-- start GIVEN RECORDS --

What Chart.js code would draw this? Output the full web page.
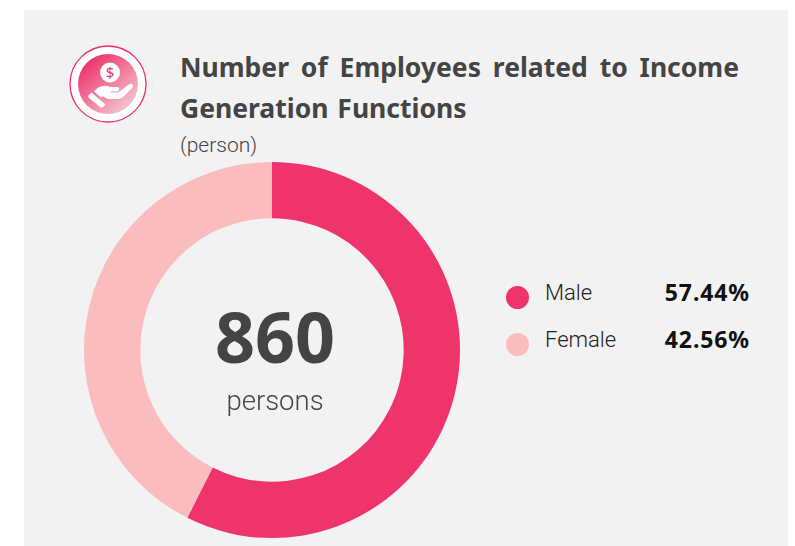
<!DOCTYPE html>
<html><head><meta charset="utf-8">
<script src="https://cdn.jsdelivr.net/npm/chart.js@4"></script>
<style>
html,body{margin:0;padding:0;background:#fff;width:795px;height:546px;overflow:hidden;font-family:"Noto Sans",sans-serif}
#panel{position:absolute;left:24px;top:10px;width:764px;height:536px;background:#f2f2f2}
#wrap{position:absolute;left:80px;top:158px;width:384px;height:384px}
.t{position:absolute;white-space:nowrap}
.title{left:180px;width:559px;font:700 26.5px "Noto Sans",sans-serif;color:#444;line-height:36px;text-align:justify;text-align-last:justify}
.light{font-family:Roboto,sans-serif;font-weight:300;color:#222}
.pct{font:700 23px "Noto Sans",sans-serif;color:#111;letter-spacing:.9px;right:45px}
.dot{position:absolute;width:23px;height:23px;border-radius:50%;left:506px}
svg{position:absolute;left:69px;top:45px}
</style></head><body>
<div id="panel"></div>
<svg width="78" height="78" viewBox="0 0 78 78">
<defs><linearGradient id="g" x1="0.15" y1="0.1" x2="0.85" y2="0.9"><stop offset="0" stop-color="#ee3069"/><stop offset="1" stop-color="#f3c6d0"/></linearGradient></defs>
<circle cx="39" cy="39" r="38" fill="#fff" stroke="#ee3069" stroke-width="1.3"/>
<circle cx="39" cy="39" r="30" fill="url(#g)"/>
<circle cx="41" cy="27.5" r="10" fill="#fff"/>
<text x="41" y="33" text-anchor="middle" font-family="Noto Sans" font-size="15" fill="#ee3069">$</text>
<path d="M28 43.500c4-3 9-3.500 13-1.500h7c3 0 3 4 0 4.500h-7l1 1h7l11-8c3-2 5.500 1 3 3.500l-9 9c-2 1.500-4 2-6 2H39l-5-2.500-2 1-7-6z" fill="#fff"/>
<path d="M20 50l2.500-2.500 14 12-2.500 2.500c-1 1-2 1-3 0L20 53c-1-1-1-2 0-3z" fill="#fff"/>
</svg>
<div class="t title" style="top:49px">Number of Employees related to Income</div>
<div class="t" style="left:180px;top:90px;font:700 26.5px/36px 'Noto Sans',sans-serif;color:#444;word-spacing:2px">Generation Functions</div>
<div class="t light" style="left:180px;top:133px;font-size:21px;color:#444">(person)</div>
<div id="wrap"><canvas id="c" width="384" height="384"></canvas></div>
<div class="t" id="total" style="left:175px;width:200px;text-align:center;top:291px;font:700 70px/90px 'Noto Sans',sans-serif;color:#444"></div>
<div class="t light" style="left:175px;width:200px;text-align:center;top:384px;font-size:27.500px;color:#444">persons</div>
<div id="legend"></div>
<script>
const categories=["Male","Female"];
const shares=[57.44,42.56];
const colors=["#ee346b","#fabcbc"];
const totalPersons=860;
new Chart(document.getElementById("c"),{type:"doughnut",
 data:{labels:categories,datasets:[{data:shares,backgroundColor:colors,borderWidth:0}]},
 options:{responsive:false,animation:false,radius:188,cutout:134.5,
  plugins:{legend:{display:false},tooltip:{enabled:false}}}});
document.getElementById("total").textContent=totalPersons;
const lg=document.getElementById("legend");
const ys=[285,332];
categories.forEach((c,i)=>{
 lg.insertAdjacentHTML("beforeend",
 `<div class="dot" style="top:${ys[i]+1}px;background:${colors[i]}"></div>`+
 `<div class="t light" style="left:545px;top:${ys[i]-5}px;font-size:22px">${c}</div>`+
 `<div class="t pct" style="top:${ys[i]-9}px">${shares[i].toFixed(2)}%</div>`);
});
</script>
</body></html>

-- end GIVEN RECORDS --
-- start GIVEN RECORDS --

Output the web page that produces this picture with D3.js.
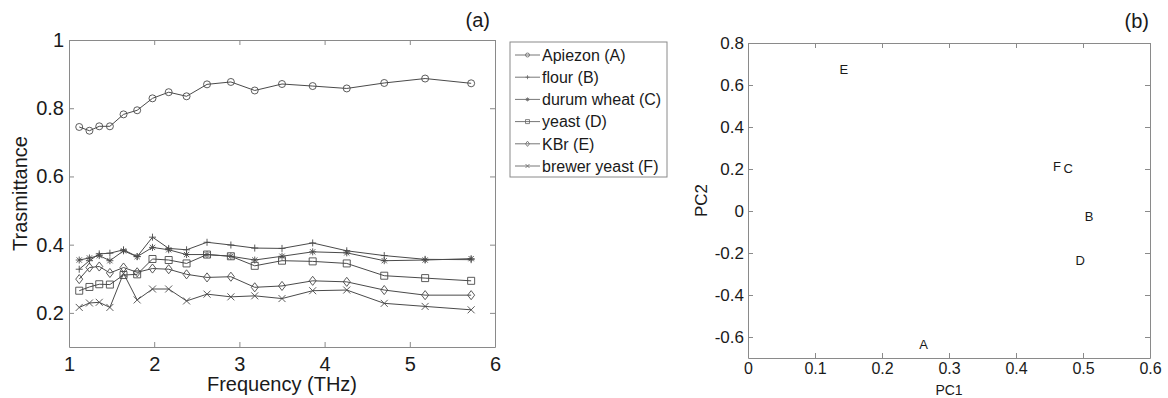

-- end GIVEN RECORDS --
-- start GIVEN RECORDS --

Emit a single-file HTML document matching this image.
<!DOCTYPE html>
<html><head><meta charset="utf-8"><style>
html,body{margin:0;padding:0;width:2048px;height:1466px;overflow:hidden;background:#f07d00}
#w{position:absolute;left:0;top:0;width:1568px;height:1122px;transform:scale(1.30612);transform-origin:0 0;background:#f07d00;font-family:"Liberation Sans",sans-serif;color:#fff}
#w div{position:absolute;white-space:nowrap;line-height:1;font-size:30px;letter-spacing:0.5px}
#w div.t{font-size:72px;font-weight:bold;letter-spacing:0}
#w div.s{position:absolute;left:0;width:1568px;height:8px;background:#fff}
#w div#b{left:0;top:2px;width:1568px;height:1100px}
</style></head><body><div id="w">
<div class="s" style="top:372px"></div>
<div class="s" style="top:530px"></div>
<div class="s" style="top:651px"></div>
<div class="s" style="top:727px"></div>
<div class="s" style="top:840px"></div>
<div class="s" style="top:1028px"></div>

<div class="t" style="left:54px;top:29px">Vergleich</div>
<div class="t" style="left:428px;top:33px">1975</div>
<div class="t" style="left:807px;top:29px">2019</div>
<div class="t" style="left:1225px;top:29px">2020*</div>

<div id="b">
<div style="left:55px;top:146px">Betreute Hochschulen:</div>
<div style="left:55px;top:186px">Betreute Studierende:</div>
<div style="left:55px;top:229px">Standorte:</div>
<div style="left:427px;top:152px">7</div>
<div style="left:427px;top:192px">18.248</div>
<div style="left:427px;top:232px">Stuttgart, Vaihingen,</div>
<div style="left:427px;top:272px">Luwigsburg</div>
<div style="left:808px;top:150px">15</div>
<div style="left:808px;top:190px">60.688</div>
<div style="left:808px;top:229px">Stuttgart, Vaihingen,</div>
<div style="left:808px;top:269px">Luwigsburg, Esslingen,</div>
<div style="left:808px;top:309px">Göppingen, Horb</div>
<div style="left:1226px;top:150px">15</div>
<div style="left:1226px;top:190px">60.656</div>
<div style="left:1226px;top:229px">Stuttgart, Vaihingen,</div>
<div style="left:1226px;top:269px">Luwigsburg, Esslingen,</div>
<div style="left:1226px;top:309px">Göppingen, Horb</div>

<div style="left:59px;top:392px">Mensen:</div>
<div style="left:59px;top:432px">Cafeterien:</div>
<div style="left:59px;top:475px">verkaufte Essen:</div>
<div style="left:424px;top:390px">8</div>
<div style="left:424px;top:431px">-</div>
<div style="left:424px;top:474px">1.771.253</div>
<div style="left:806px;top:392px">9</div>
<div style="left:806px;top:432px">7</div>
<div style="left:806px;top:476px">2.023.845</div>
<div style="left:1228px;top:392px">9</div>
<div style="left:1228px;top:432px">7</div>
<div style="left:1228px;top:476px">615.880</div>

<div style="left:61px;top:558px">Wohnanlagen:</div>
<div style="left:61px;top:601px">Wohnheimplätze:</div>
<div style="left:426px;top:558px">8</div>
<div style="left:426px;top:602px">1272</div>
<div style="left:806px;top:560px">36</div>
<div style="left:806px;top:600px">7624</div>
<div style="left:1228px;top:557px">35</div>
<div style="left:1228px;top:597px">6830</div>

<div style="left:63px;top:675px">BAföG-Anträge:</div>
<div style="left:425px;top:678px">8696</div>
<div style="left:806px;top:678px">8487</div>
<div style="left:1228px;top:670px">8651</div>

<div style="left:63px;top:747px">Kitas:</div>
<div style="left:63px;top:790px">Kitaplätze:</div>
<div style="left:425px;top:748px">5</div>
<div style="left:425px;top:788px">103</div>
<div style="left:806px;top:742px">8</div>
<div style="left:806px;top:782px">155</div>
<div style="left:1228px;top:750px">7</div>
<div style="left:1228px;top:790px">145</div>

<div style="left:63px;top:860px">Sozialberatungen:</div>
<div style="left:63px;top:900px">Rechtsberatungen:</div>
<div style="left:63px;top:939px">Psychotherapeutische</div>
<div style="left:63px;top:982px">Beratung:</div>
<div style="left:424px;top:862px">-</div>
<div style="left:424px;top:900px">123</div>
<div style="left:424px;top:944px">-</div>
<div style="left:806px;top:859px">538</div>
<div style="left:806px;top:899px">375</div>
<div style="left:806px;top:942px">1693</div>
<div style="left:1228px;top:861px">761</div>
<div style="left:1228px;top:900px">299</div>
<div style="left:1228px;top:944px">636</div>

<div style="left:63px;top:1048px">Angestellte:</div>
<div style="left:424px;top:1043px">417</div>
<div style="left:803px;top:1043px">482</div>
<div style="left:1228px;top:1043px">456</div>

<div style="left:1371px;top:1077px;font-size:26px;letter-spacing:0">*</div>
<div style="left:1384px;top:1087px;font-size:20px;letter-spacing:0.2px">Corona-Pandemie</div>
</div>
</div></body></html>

-- end GIVEN RECORDS --

In the entries above, find every line with the word "Output" and list it.

What Chart.js code would draw this? Output the full web page.
Output the web page that produces this picture with D3.js.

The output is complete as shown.